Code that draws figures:
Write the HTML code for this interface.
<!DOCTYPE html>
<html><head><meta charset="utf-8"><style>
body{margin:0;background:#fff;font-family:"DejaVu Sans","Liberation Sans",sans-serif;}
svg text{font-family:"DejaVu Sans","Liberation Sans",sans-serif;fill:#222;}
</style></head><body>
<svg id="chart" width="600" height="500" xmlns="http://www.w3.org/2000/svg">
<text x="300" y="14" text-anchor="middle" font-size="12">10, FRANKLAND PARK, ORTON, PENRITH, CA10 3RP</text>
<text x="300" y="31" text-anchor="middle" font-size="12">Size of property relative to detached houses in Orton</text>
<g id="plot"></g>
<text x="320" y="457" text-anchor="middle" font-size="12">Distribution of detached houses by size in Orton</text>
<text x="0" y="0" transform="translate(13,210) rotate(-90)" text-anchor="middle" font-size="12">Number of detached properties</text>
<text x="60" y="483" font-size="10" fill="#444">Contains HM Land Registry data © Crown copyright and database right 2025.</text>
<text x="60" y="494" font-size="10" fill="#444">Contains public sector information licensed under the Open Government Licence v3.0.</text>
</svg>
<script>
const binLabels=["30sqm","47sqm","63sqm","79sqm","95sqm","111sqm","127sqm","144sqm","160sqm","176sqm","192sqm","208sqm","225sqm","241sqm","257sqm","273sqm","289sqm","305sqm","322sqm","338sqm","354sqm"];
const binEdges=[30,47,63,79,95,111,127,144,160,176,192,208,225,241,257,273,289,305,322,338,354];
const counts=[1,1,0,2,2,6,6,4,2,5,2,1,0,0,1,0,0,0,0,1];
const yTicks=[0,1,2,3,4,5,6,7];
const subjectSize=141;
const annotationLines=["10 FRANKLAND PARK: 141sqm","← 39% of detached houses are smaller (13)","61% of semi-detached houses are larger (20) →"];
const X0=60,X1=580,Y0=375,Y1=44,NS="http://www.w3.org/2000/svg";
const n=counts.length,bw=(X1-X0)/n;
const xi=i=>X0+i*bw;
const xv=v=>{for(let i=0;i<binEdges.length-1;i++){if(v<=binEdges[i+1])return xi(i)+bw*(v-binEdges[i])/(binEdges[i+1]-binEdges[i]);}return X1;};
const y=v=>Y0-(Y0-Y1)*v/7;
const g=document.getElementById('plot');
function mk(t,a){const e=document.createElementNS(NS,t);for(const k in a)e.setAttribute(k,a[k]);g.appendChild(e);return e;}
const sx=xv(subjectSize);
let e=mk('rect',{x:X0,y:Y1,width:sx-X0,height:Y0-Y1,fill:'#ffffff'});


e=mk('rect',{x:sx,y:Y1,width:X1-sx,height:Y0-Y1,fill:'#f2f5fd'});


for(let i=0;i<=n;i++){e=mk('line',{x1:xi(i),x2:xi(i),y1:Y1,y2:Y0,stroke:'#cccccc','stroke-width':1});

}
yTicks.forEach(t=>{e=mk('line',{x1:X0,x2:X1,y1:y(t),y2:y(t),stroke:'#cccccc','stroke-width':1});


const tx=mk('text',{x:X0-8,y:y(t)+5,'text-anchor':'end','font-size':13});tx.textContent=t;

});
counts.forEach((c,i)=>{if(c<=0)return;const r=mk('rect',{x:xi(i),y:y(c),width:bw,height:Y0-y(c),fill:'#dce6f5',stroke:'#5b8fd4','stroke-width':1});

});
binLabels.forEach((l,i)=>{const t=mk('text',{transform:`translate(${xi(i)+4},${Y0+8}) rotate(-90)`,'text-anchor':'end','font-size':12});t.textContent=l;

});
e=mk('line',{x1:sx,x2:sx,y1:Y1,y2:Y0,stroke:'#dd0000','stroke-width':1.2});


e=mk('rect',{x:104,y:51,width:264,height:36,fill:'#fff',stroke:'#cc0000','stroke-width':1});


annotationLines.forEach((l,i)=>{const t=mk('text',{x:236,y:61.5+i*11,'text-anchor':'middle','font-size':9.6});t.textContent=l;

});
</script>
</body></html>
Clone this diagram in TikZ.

**EXERCISE GOAL**: Write out every entry again, keeping each line exactly the same.

**REPLY**:
Write the HTML code for this interface.
<!DOCTYPE html>
<html><head><meta charset="utf-8"><style>
body{margin:0;background:#fff;font-family:"DejaVu Sans","Liberation Sans",sans-serif;}
svg text{font-family:"DejaVu Sans","Liberation Sans",sans-serif;fill:#222;}
</style></head><body>
<svg id="chart" width="600" height="500" xmlns="http://www.w3.org/2000/svg">
<text x="300" y="14" text-anchor="middle" font-size="12">10, FRANKLAND PARK, ORTON, PENRITH, CA10 3RP</text>
<text x="300" y="31" text-anchor="middle" font-size="12">Size of property relative to detached houses in Orton</text>
<g id="plot"></g>
<text x="320" y="457" text-anchor="middle" font-size="12">Distribution of detached houses by size in Orton</text>
<text x="0" y="0" transform="translate(13,210) rotate(-90)" text-anchor="middle" font-size="12">Number of detached properties</text>
<text x="60" y="483" font-size="10" fill="#444">Contains HM Land Registry data © Crown copyright and database right 2025.</text>
<text x="60" y="494" font-size="10" fill="#444">Contains public sector information licensed under the Open Government Licence v3.0.</text>
</svg>
<script>
const binLabels=["30sqm","47sqm","63sqm","79sqm","95sqm","111sqm","127sqm","144sqm","160sqm","176sqm","192sqm","208sqm","225sqm","241sqm","257sqm","273sqm","289sqm","305sqm","322sqm","338sqm","354sqm"];
const binEdges=[30,47,63,79,95,111,127,144,160,176,192,208,225,241,257,273,289,305,322,338,354];
const counts=[1,1,0,2,2,6,6,4,2,5,2,1,0,0,1,0,0,0,0,1];
const yTicks=[0,1,2,3,4,5,6,7];
const subjectSize=141;
const annotationLines=["10 FRANKLAND PARK: 141sqm","← 39% of detached houses are smaller (13)","61% of semi-detached houses are larger (20) →"];
const X0=60,X1=580,Y0=375,Y1=44,NS="http://www.w3.org/2000/svg";
const n=counts.length,bw=(X1-X0)/n;
const xi=i=>X0+i*bw;
const xv=v=>{for(let i=0;i<binEdges.length-1;i++){if(v<=binEdges[i+1])return xi(i)+bw*(v-binEdges[i])/(binEdges[i+1]-binEdges[i]);}return X1;};
const y=v=>Y0-(Y0-Y1)*v/7;
const g=document.getElementById('plot');
function mk(t,a){const e=document.createElementNS(NS,t);for(const k in a)e.setAttribute(k,a[k]);g.appendChild(e);return e;}
const sx=xv(subjectSize);
let e=mk('rect',{x:X0,y:Y1,width:sx-X0,height:Y0-Y1,fill:'#ffffff'});


e=mk('rect',{x:sx,y:Y1,width:X1-sx,height:Y0-Y1,fill:'#f2f5fd'});


for(let i=0;i<=n;i++){e=mk('line',{x1:xi(i),x2:xi(i),y1:Y1,y2:Y0,stroke:'#cccccc','stroke-width':1});

}
yTicks.forEach(t=>{e=mk('line',{x1:X0,x2:X1,y1:y(t),y2:y(t),stroke:'#cccccc','stroke-width':1});


const tx=mk('text',{x:X0-8,y:y(t)+5,'text-anchor':'end','font-size':13});tx.textContent=t;

});
counts.forEach((c,i)=>{if(c<=0)return;const r=mk('rect',{x:xi(i),y:y(c),width:bw,height:Y0-y(c),fill:'#dce6f5',stroke:'#5b8fd4','stroke-width':1});

});
binLabels.forEach((l,i)=>{const t=mk('text',{transform:`translate(${xi(i)+4},${Y0+8}) rotate(-90)`,'text-anchor':'end','font-size':12});t.textContent=l;

});
e=mk('line',{x1:sx,x2:sx,y1:Y1,y2:Y0,stroke:'#dd0000','stroke-width':1.2});


e=mk('rect',{x:104,y:51,width:264,height:36,fill:'#fff',stroke:'#cc0000','stroke-width':1});


annotationLines.forEach((l,i)=>{const t=mk('text',{x:236,y:61.5+i*11,'text-anchor':'middle','font-size':9.6});t.textContent=l;

});
</script>
</body></html>
Clone this diagram in TikZ.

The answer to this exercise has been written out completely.